After the explosion, he often would leave the house. Each of us in our own way would pick up our pieces and return to Point 1. My kids and I resumed our tiptoeing around our abuser, and our abuser gradually worked himself up to another explosion of violence. Same ol’, same ol’.  I had lived with it throughout my childhood.  Why should I have expected my married life to be different?

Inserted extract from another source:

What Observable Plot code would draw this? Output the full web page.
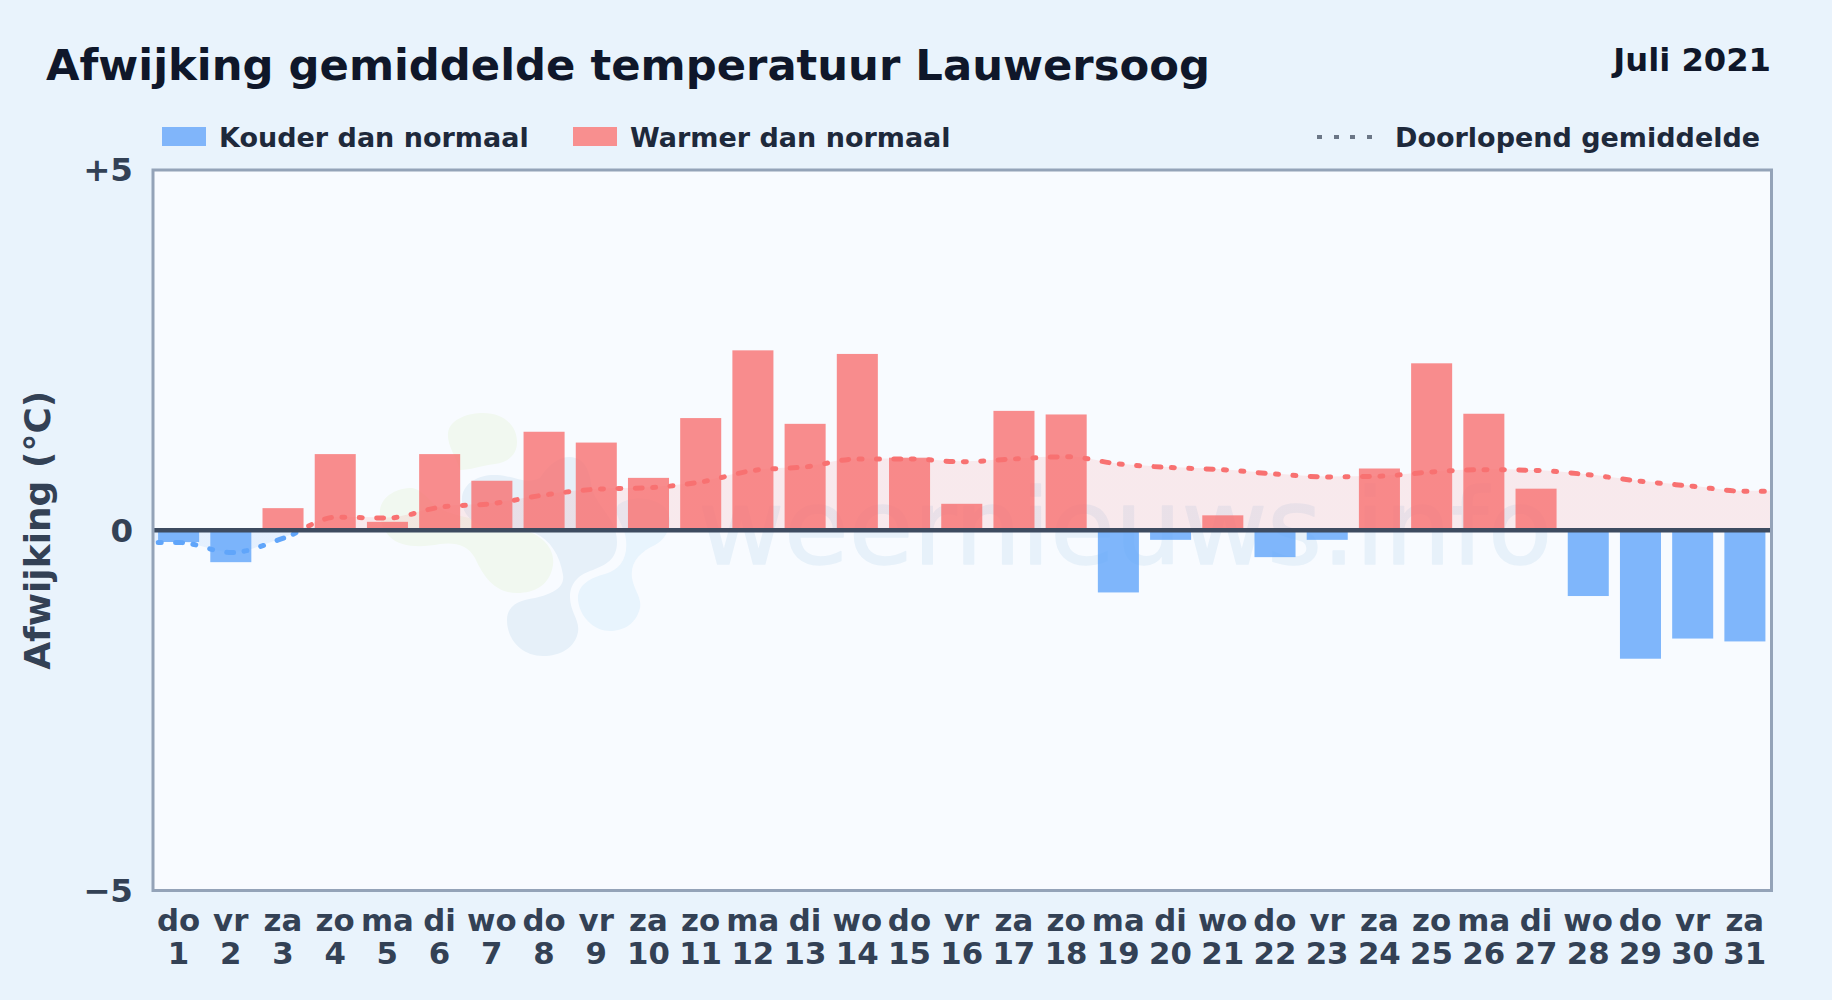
<!DOCTYPE html>
<html lang="nl">
<head>
<meta charset="utf-8">
<title>Afwijking gemiddelde temperatuur Lauwersoog</title>
<script src="https://cdn.jsdelivr.net/npm/d3@7"></script>
<script src="https://cdn.jsdelivr.net/npm/@observablehq/plot@0.6"></script>
<style>
html,body{margin:0;padding:0;width:1832px;height:1000px;overflow:hidden;background:#e9f3fc;font-family:"DejaVu Sans",sans-serif;font-weight:bold}
#page{position:relative;width:1832px;height:1000px}
#chart{position:absolute;left:0;top:0}
#chart svg{display:block;background:transparent}
.t{position:absolute;white-space:nowrap;line-height:1}
#title{left:46px;top:43.5px;font-size:43.3px;color:#0f172a}
#period{right:61px;top:43.5px;font-size:32.2px;color:#0f172a}
.lg{font-size:27px;color:#1e293b;top:124px}
.sw{position:absolute;top:127px;height:19px;width:43.5px}
#dots{position:absolute;left:1317px;top:135px;width:56px;height:4px;background:repeating-linear-gradient(90deg,#6b7686 0 5px,transparent 5px 16.7px)}
</style>
</head>
<body>
<div id="page">
  <div id="chart"></div>
  <div class="t" id="title">Afwijking gemiddelde temperatuur Lauwersoog</div>
  <div class="t" id="period">Juli 2021</div>
  <div class="sw" style="left:162px;background:#80b5fa"></div>
  <div class="t lg" style="left:219px">Kouder dan normaal</div>
  <div class="sw" style="left:573px;background:#f88f8f"></div>
  <div class="t lg" style="left:630px">Warmer dan normaal</div>
  <div id="dots"></div>
  <div class="t lg" style="left:1395px">Doorlopend gemiddelde</div>
</div>
<script>
const days = [1,2,3,4,5,6,7,8,9,10,11,12,13,14,15,16,17,18,19,20,21,22,23,24,25,26,27,28,29,30,31];
const weekdays = ["do","vr","za","zo","ma","di","wo","do","vr","za","zo","ma","di","wo","do","vr","za","zo","ma","di","wo","do","vr","za","zo","ma","di","wo","do","vr","za"];
const deviation = [-0.17,-0.45,0.30,1.05,0.11,1.05,0.68,1.36,1.21,0.72,1.55,2.49,1.47,2.44,1.00,0.36,1.65,1.60,-0.87,-0.14,0.20,-0.38,-0.14,0.85,2.31,1.61,0.57,-0.92,-1.79,-1.51,-1.55];
const runningMean = [-0.17,-0.31,-0.11,0.18,0.17,0.32,0.37,0.49,0.57,0.59,0.67,0.83,0.88,0.99,0.99,0.95,0.99,1.02,0.92,0.87,0.84,0.78,0.74,0.75,0.81,0.84,0.83,0.77,0.68,0.61,0.54];
const yTicks = [5,0,-5];

const barRows = days.map((d,i)=>({day:d,value:deviation[i]}));
// The running mean starts and ends on the frame edges.
const meanRows = [
  {day:days[0]-0.5,value:runningMean[0]},
  ...days.map((d,i)=>({day:d,value:runningMean[i]})),
  {day:days[days.length-1]+0.5,value:runningMean[runningMean.length-1]}
];

const ink = "#334155";
const warm = "#f87171", cold = "#60a5fa";
const font = {fontFamily:"'DejaVu Sans',sans-serif",fontWeight:"bold"};

// Sign-split paint for the running mean and its area, placed by the y scale.
const splitPaint = (index,{y}) => {
  const defs = d3.create("svg:defs");
  const g = defs.append("linearGradient").attr("id","split").attr("gradientUnits","userSpaceOnUse")
    .attr("x1",0).attr("x2",0).attr("y1",y(5)).attr("y2",y(-5));
  g.append("stop").attr("offset","50%").attr("stop-color",warm);
  g.append("stop").attr("offset","50%").attr("stop-color",cold);
  return defs.node();
};

// Faint site logo behind the data.
const logoBlobs = [
  ["#f1f8f0","M448,433 C450,418 470,413 483,413 C503,413 517,425 517,442 C517,456 507,462 495,464 C480,466 470,470 460,470 C455,455 447,445 448,433Z"],
  ["#f1f8f0","M380,510 C382,495 398,488 412,488 C425,490 430,505 447,512 C470,520 500,522 525,530 C545,537 555,550 553,565 C550,585 535,593 517,593 C497,593 485,580 475,558 C468,545 455,542 440,544 C420,548 400,547 390,537 C383,530 379,520 380,510Z"],
  ["#e6f0f9","M462,497 C464,482 480,474 497,475 C515,476 525,485 540,478 C548,465 558,457 570,457 C585,458 590,470 592,490 C600,510 617,520 617,542 C617,560 605,565 593,570 C580,574 570,582 570,597 C570,612 580,620 578,632 C575,648 560,656 543,656 C522,656 507,640 507,620 C507,605 520,600 535,598 C552,594 565,588 563,575 C560,555 550,540 535,533 C515,526 497,530 480,525 C468,520 461,510 462,497Z"],
  ["#e8f4fd","M618,505 C630,495 655,497 665,508 C675,520 668,538 655,545 C640,552 630,562 632,578 C634,590 642,598 640,608 C636,625 622,631 610,631 C595,631 580,618 578,600 C577,585 590,578 605,574 C620,570 628,558 626,540 C625,525 612,515 618,505Z"]
];
const logo = () => {
  const g = d3.create("svg:g");
  for (const [c,p] of logoBlobs) g.append("path").attr("fill",c).attr("d",p);
  return g.node();
};

const chart = Plot.plot({
  width:1832,height:1000,
  marginLeft:152.5,marginRight:61,marginTop:169.5,marginBottom:110,
  style:{background:"transparent",...font},
  x:{type:"linear",domain:[0.5,31.5]},
  y:{domain:[-5,5]},
  marks:[
    splitPaint,
    Plot.frame({fill:"#f8fbff",stroke:null}),
    logo,
    Plot.text(["weernieuws.info"],{frameAnchor:"middle",text:d=>d,fontSize:105,fontWeight:"normal",fill:"#e7f1fa",stroke:"#e7f1fa",strokeWidth:1.5,lineAnchor:"middle",dx:163}),
    Plot.areaY(meanRows,{x:"day",y1:0,y2:"value",curve:"monotone-x",fill:"url(#split)",fillOpacity:0.13}),
    Plot.rectY(barRows,{x1:d=>d.day-0.393,x2:d=>d.day+0.393,y1:0,y2:"value",fill:d=>d.value<0?cold:warm,fillOpacity:0.8}),
    Plot.line(meanRows,{x:"day",y:"value",curve:"monotone-x",stroke:"url(#split)",strokeWidth:5,strokeLinecap:"round",strokeDasharray:"3 14.4 3 14.4 7 10.4",strokeDashoffset:12.2}),
    Plot.ruleY([0],{stroke:"#3d4b60",strokeWidth:4.4}),
    Plot.frame({stroke:"#94a3b8",strokeWidth:3}),
    Plot.axisY({ticks:yTicks,tickSize:0,tickPadding:20,dy:1,label:null,fontSize:32.5,fill:ink,tickFormat:d=>d>0?"+"+d:d<0?"\u2212"+(-d):"0"}),
    Plot.axisX({ticks:days,tickSize:0,tickPadding:16.5,dx:-0.6,label:null,fontSize:30.8,fill:ink,lineHeight:1.09,tickFormat:d=>weekdays[d-1]+"\n"+d}),
    Plot.text(["Afwijking (\u00B0C)"],{frameAnchor:"left",textAnchor:"middle",rotate:-90,dx:-115,text:d=>d,fontSize:36,fill:ink})
  ]
});
document.getElementById("chart").append(chart);
</script>
</body>
</html>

None of us died. I put an end to the cycle when I caught him using our daughter to satisfy his own needs. Maybe I deserved his abuse, but she did not! I knew that! She was an innocent child, my child. And my child was not going to be used to satisfy some need of his. That had happened to me when I was a child, and it would NOT happen to my daughter! I reported him to the police; he was convicted of indecent liberties and given three years’ probation—not nearly the punishment he might have received in this day, but it was better than nothing. This happened in 1981, and in 1981 in rural Washington state, sexual abuse was not something that most law enforcers and judges got excited about. By reporting my husband, though, I got him out of our lives, and my daughter and I had a chance to repair our relationship and take steps to repair our lives.

I said, “None of us died.” That’s true. However, a month or so after my husband was convicted, he said to me, “If you had not stopped the process (the domestic violence), one of us would be dead today.” I was too shocked to ask questions, and he did not elaborate. I assume, though, that he would not have been the one to die. I may be wrong about that, but I’ll never know. Death would have been the outcome of unchecked domestic violence. Whose death? It doesn’t matter. Any death resulting from domestic violence is tragic.

This, then, is a description of my own cycle of domestic violence. Unlike the horses, I never did return to the flaming stable, my safe place. When I became fully aware of the fire’s intensity and felt the heat sear my body and my heart, I ended the violence in my home and made a new place, one where my daughter and I both felt safe. Horses and humans, after all, are two different species—thank God for that!